Trump cuts AI review period to 30 days, prioritizing speed over oversight
In brief
- Trump signed revised AI oversight executive order in June 2026, cutting review period from 90 days to 30 days
- Industry pressure cited AI development competition concerns, pushing back against original 90-day timeline
- Revised framework is voluntary with no legal requirements, regulatory mandates, or enforcement penalties
- Treasury Department to establish AI cybersecurity clearinghouse for centralized threat information sharing
The shortened timeline
Trump postponed an executive order on AI oversight scheduled for May 21, 2026, and signed a revised version on June 2, 2026. The centerpiece shifted dramatically: the voluntary AI review period was reduced from 90 days to 30 days.
Industry feedback came in fast and loud. The concern was straightforward: a three-month review period, even a voluntary one, could slow the pace of American AI development at a moment when the global race is intensifying.
Who shaped the order
David Sacks, Special Advisor for AI and Crypto, initially opposed the 90-day framework but ultimately supported the 30-day version. Treasury Secretary Scott Bessent and Defense Secretary Pete Hegseth were also involved in the discussions that reshaped the final policy.
The revised executive order is titled "Promoting Advanced Artificial Intelligence Innovation and Security." It reflects a clear priority: speed and competitiveness over regulatory caution.
What the framework actually does (and doesn't)
The framework is voluntary, meaning no AI company is legally required to submit its models for government review. There are no regulatory mandates, no enforcement mechanisms, and no penalties for companies that decide to skip the process entirely.

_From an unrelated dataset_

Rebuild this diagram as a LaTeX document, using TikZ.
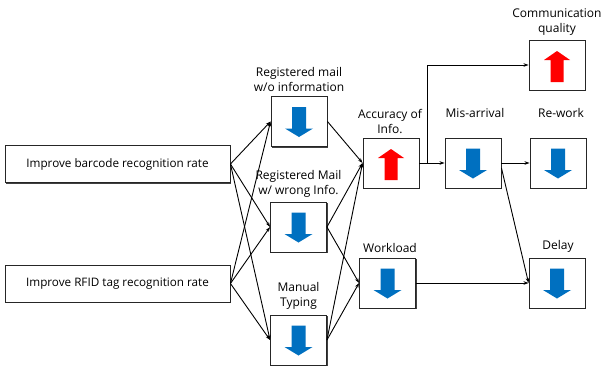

The 30-day review window is focused narrowly on cybersecurity risks. Broader national security concerns fall outside the scope. The order also instructs the Treasury Department to establish an AI cybersecurity clearinghouse, functioning as a centralized hub for information sharing about AI-related cyber threats.
The broader strategy
The administration views AI and crypto through the same lens: American competitiveness first, regulatory caution second. The White House created the Special Advisor for AI and Crypto role in December 2025 to guide federal policies on artificial intelligence. One of the key objectives from the start was preventing a patchwork of state-level AI regulations from creating compliance headaches for companies operating nationally.
The establishment of the Treasury's AI cybersecurity clearinghouse could create demand for cybersecurity firms specializing in AI-related threats. That's worth watching—but it's a narrow tool for a broad challenge.